三、Apisix Prometheus插件使用
Apisix config中启用prometheus
在apisix config中添加插件属性,暴露prometheus的访问地址,端口以及uri等信息。下面代码中标红的部分
config.yaml: |-
#
apisix: # universal configurations
node_listen: # APISIX listening port
- 9080
enable_heartbeat: true
enable_admin: true
enable_admin_cors: true
enable_debug: false
enable_dev_mode: false # Sets nginx worker_processes to 1 if set to true
enable_reuseport: true # Enable nginx SO_REUSEPORT switch if set to true.
enable_ipv6: true # Enable nginx IPv6 resolver
enable_server_tokens: true # Whether the APISIX version number should be shown in Server header
proxy_cache: # Proxy Caching configuration
cache_ttl: 10s # The default caching time if the upstream does not specify the cache time
zones: # The parameters of a cache
- name: disk_cache_one # The name of the cache, administrator can be specify
# which cache to use by name in the admin api
memory_size: 50m # The size of shared memory, it's used to store the cache index
disk_size: 1G # The size of disk, it's used to store the cache data
disk_path: "/tmp/disk_cache_one" # The path to store the cache data
cache_levels: "1:2" # The hierarchy levels of a cache
router:
http: radixtree_host_uri # radixtree_uri: match route by uri(base on radixtree)

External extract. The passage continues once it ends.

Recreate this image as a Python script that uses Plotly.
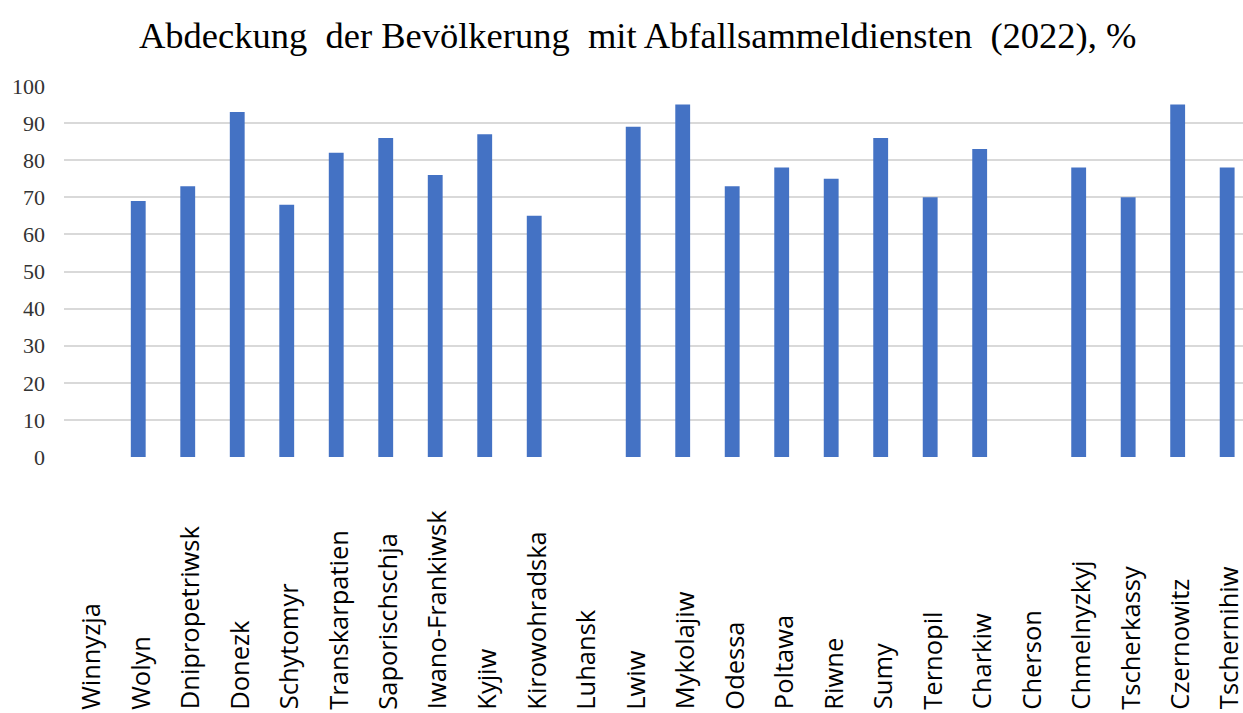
import plotly.graph_objects as go

regions = ["Winnyzja", "Wolyn", "Dnipropetriwsk", "Donezk", "Schytomyr", "Transkarpatien",
           "Saporischschja", "Iwano-Frankiwsk", "Kyjiw", "Kirowohradska", "Luhansk", "Lwiw",
           "Mykolajiw", "Odessa", "Poltawa", "Riwne", "Sumy", "Ternopil", "Charkiw", "Cherson",
           "Chmelnyzkyj", "Tscherkassy", "Czernowitz", "Tschernihiw"]
coverage = [None, 69, 73, 93, 68, 82, 86, 76, 87, 65, None, 89,
            95, 73, 78, 75, 86, 70, 83, None, 78, 70, 95, 78]
y_ticks = [0, 10, 20, 30, 40, 50, 60, 70, 80, 90, 100]
title_text = "Abdeckung  der Bevölkerung  mit Abfallsammeldiensten  (2022), %"

fig = go.Figure()
fig.add_trace(go.Bar(
    x=regions, y=coverage, width=0.3,
    marker=dict(color="#4472C4", line=dict(width=0)),
))

for r in regions:
    fig.add_annotation(
        x=r, xref="x", y=-0.686, yref="paper",
        text=r, textangle=-90, showarrow=False,
        xanchor="center", yanchor="bottom", xshift=1,
        font=dict(family="Open Sans", size=25.5, color="#000000"),
    )

fig.update_layout(
    width=1243, height=713,
    margin=dict(l=64, r=0, t=86, b=256, autoexpand=False),
    plot_bgcolor="white", paper_bgcolor="white",
    showlegend=False,
    title=dict(text=title_text, x=0.513, xanchor="center", y=0.951, yanchor="middle",
               font=dict(family="Liberation Serif", size=36.5, color="#000000")),
    xaxis=dict(showticklabels=False, showgrid=False, zeroline=False, showline=False,
               range=[-0.5, 23.32], fixedrange=True, automargin=False),
    yaxis=dict(range=[0, 100], tickvals=y_ticks, showgrid=True, gridcolor="#D9D9D9",
               gridwidth=1.5, zeroline=False, showline=False, automargin=False,
               tickfont=dict(family="Liberation Serif", size=22, color="#333333"),
               ticklabelstandoff=18),
)

fig.write_html("out.html", config={"displayModeBar": False},
               post_script="document.body.style.margin='0px';document.body.style.overflow='hidden';")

# radixtree_host_uri: match route by host + uri(base on radixtree)
# radixtree_uri_with_parameter: match route by uri with parameters
ssl: 'radixtree_sni' # radixtree_sni: match route by SNI(base on radixtree)
proxy_mode: http
dns_resolver_valid: 30
resolver_timeout: 5
ssl:
enable: false
listen:
- port: 9443
enable_http2: true
ssl_protocols: "TLSv1.2 TLSv1.3"
ssl_ciphers: "ECDHE-ECDSA-AES128-GCM-SHA256:ECDHE-RSA-AES128-GCM-SHA256:ECDHE-ECDSA-AES256-GCM-SHA384:ECDHE-RSA-AES256-GCM-SHA384:ECDHE-ECDSA-CHACHA20-POLY1305:ECDHE-RSA-CHACHA20-POLY1305:DHE-RSA-AES128-GCM-SHA256:DHE-RSA-AES256-GCM-SHA384:DHE-RSA-CHACHA20-POLY1305:ECDHE-ECDSA-AES128-SHA256:ECDHE-RSA-AES128-SHA256:ECDHE-ECDSA-AES128-SHA:ECDHE-RSA-AES128-SHA:ECDHE-ECDSA-AES256-SHA384:ECDHE-RSA-AES256-SHA384:ECDHE-ECDSA-AES256-SHA:ECDHE-RSA-AES256-SHA:DHE-RSA-AES128-SHA256:DHE-RSA-AES256-SHA256:AES128-GCM-SHA256:AES256-GCM-SHA384:AES128-SHA256:AES256-SHA256:AES128-SHA:AES256-SHA:DES-CBC3-SHA"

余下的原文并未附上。